Swoopes, who led the nation in NCAA scoring in 1993 (the same year that Foxboro's Sarah Behn was in the top five while at Boston College, if memory serves), achieved WNBA stardom in its formative years with the Houston Comets and Seattle Storm. She was fired from one college coaching job in her post-playing career, but has since dabbled in broadcasting for Texas Tech and WNBA gigs.

But Swoopes has also been ultra-critical of Clark, the fabulous former Iowa star who has dazzled the WNBA and created a sudden surge of national interest in a league that literally nobody cared about beforehand. Swoopes apparently feels that Clark's sudden popularity somehow denigrates the great players that preceded her -- which, of course, is ridiculous. The WNBA was begging for a breakthrough star and it finally got one, but the jealousy of her from both former and current WNBA players is incredibly embarrassing for the league.

In some past broadcasts and on podcasts, Swoopes mischaracterized Clark as a five-year player at Iowa whose scoring totals were illegitimate. Other broadcast and print journalists took Swoopes to task for the inaccuracies and her obvious disdain for Clark. So when the Fever-Wings televised game came to pass, the local producers took the easy out and put Lieberman in the analyst's seat for the game, claiming that because Swoopes and Lieberman work for them on a rotating basis, it was Lieberman's turn.

Uh-huh. 

I hate to say this, but I can't help but think that there's something more than performance envy behind this situation. It's not simply a coincidence that many former players that happen to be African-American have also expressed similar sentiments about Clark, who is white.

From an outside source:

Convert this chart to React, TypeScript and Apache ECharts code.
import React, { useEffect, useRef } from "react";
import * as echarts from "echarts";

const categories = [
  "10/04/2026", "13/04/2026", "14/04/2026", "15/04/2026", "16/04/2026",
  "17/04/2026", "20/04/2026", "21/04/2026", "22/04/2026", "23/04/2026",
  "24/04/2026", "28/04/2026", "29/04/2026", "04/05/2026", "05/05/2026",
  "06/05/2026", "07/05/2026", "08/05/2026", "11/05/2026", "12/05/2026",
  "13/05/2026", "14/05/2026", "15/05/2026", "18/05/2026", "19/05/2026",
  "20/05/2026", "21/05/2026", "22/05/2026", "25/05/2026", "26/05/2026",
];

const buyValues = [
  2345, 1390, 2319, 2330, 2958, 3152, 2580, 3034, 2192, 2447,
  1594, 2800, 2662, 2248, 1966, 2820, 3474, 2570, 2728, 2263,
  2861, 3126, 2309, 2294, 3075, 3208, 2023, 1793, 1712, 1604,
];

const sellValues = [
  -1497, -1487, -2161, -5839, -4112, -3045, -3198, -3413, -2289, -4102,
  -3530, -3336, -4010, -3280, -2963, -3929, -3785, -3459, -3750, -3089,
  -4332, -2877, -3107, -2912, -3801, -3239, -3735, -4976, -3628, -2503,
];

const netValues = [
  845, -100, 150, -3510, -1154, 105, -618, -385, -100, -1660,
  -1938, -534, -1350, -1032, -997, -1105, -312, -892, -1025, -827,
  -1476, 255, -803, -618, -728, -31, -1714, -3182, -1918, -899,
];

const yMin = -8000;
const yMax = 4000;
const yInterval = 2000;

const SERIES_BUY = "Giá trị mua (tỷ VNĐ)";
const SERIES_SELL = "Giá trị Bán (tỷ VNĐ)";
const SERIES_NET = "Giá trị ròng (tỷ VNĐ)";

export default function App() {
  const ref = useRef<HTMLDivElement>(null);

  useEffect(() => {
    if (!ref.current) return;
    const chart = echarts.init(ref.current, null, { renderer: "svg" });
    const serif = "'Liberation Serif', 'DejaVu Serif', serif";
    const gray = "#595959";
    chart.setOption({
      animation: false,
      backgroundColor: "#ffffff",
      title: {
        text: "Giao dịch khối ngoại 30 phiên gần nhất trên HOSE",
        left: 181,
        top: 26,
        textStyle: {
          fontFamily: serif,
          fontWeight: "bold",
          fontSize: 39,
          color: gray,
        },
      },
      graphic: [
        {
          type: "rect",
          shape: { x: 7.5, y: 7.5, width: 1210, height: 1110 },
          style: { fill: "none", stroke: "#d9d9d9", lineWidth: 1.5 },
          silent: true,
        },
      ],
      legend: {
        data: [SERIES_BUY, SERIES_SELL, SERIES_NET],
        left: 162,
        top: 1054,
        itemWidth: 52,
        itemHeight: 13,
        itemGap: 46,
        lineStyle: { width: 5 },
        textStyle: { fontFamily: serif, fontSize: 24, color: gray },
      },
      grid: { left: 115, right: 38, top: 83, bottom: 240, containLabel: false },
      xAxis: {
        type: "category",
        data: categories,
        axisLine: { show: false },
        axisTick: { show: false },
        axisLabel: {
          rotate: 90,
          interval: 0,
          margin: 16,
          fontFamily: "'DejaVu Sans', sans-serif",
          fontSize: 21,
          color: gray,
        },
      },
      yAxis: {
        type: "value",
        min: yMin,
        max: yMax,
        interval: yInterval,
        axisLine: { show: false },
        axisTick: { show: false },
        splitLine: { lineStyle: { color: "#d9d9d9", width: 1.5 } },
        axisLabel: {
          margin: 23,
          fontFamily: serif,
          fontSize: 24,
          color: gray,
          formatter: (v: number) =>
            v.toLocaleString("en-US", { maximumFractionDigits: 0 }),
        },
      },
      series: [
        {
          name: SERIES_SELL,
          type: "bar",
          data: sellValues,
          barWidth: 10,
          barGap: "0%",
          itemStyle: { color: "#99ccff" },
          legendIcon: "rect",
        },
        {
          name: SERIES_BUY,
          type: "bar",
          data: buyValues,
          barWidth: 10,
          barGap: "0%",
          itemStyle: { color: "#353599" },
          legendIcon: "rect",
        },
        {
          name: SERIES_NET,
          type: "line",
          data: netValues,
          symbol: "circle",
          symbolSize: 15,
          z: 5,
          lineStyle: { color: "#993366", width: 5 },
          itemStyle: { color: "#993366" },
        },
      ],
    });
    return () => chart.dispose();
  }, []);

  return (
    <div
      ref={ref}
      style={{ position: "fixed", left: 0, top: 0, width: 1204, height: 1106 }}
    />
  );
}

And it's a shame. Maybe it's wrong that people didn't care about the WNBA before Clark burst upon the scene, but at least now the league has a generational star to shine light upon all the wonderful players in it. 

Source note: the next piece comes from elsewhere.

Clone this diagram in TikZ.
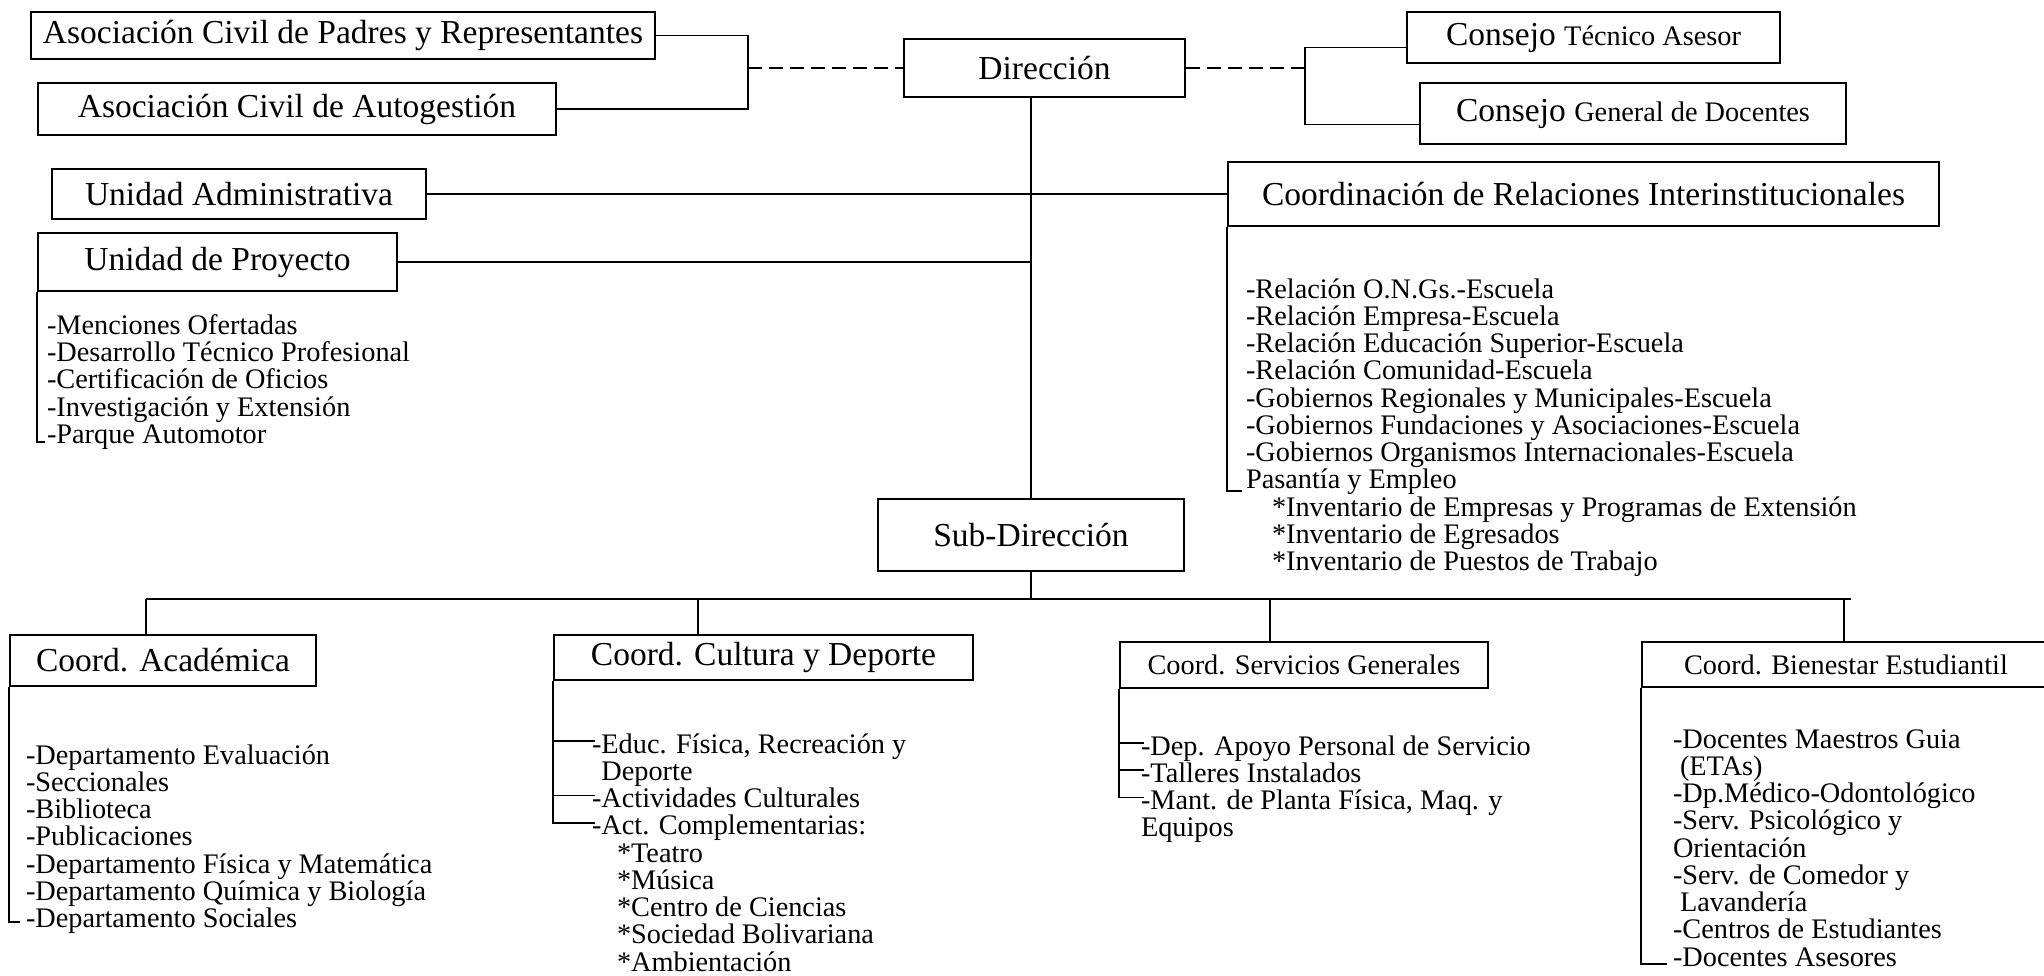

* Racism may also be at the root of the debate over whether Clark or Chicago Sky forward Angel Reese, the former LSU star, should be Rookie of the Year. Both have set several league records in their debut season, but a quick look at social media exposes an unfortunate schism between the races over who should get the honor-- particularly a lot of Black posters who accuse anyone that prefers Clark of being racists.

Chicago rookie Angel Reese.
Reese is a very good player, no doubt. She has set a league rebounding record in her first season. But many of those rebounds have been offensive caroms resulting from her own missed layups. She is averaging only 38.5 percent on her field-goal attempts -- 48.4 percent from 0-3 feet out and 24.8 percent from 3-10 feet. Yes, she is relentless at rebounding her own misses, but until she gets more of those short-range bunnies in the basket on the first try, she can't be regarded as a dominant player.

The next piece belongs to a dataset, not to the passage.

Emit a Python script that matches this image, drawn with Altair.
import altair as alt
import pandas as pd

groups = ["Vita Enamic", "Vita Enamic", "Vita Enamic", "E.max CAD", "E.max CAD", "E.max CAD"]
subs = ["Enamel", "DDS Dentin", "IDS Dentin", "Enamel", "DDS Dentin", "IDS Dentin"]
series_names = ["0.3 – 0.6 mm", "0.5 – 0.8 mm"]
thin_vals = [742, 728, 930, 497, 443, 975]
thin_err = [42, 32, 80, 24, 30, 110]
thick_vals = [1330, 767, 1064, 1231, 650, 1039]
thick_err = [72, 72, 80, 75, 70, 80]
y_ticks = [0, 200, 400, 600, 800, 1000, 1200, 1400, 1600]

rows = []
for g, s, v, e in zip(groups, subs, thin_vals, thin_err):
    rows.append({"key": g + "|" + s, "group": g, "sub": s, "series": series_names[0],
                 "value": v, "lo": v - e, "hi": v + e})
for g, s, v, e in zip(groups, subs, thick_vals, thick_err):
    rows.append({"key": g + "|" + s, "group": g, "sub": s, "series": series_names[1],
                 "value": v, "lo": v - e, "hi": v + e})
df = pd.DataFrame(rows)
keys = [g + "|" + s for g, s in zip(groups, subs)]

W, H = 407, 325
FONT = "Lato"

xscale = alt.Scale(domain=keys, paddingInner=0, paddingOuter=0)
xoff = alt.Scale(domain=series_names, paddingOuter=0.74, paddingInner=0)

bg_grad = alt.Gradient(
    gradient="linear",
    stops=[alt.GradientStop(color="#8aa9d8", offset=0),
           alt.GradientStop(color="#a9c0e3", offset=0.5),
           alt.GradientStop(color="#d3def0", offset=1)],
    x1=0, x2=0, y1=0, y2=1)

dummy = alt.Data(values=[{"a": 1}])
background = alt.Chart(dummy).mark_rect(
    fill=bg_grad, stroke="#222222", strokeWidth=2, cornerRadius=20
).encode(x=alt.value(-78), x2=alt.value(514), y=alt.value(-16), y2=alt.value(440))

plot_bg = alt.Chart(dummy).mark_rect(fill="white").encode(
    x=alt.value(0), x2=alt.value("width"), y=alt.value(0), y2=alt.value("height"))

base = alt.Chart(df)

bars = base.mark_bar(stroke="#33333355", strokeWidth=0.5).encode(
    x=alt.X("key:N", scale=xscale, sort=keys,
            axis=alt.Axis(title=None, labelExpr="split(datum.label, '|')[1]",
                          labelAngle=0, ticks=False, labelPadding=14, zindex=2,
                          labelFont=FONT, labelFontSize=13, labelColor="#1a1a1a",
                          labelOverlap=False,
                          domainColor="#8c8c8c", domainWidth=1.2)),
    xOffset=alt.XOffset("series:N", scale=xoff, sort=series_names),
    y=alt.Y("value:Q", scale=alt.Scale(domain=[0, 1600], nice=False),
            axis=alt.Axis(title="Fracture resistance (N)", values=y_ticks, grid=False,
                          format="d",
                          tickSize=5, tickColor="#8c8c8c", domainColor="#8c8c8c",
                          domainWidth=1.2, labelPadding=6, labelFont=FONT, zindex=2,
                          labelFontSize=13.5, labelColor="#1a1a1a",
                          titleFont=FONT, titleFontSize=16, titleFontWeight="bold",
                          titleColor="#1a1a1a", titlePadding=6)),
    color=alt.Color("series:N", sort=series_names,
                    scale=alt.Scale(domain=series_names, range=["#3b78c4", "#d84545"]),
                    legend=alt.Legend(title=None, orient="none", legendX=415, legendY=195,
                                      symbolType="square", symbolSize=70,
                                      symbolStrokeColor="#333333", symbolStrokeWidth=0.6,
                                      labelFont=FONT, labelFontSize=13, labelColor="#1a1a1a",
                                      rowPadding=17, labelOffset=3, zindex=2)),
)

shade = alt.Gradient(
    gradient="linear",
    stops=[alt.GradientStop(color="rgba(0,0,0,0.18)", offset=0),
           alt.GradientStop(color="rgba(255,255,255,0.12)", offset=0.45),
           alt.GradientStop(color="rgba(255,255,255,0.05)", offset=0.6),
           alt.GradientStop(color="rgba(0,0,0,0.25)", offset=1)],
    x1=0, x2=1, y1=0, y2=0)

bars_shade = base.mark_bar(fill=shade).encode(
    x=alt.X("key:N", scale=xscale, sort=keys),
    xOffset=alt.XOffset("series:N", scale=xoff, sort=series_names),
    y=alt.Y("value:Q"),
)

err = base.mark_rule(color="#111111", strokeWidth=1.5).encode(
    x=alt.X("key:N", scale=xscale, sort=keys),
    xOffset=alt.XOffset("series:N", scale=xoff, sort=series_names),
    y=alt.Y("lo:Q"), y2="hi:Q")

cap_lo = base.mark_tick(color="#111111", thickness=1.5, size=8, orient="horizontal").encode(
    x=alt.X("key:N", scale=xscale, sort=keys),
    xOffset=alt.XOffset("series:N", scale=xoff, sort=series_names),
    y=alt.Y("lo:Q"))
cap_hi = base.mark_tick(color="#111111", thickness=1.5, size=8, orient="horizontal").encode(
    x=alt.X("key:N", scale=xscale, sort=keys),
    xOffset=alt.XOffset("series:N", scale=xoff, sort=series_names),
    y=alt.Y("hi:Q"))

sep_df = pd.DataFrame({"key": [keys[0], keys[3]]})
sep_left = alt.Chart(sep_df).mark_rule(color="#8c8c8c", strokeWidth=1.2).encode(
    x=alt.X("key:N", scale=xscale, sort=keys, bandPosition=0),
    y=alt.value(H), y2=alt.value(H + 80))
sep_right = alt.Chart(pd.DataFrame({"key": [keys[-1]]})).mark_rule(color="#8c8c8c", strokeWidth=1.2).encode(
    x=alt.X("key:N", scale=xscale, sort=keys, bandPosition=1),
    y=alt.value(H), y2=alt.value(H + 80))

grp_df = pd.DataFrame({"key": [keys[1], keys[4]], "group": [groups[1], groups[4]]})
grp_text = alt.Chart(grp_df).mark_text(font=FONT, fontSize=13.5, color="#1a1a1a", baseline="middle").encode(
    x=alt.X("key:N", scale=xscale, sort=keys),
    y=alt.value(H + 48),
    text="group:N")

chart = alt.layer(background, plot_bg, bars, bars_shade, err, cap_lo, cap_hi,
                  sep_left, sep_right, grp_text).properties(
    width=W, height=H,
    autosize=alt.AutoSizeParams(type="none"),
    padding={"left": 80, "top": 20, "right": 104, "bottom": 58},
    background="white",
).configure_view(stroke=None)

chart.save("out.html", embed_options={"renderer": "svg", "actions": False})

For all of Clark's impressive skills, the one thing she does better than anyone else is making other players around her better while still being able to post 20 or more points of her own. I've talked to a lot of coaches that have been watching Clark's efforts with great interest, and they agree with me that her ability to find the open player may be her greatest skill.

One of my friends also said that Reese should spend less time working on her eyelashes and her fashion sense, and more time working on her layups. Can't say I disagree.

Bottom line for me? Clark has taken a bad team and spurred it to a 17-16 record and the No. 6 seed. Chicago is 11-17 and Reese was padding her stats during garbage time of a recent loss to the Fever.

Clark is the Rookie of the Year. Hands down. Reese can and most likely will be a great player down the road, but she's not there yet.

* My first football game of the year is Friday, King Philip at Walpole, a 5:45 p.m. start at Turco Field that will be televised live on North TV's Community Channel, which is Comcast Channel 6 in Plainville. It can also be seen online at community.northtv.net.

Now, if only I can get rosters of the teams, I'll be all set.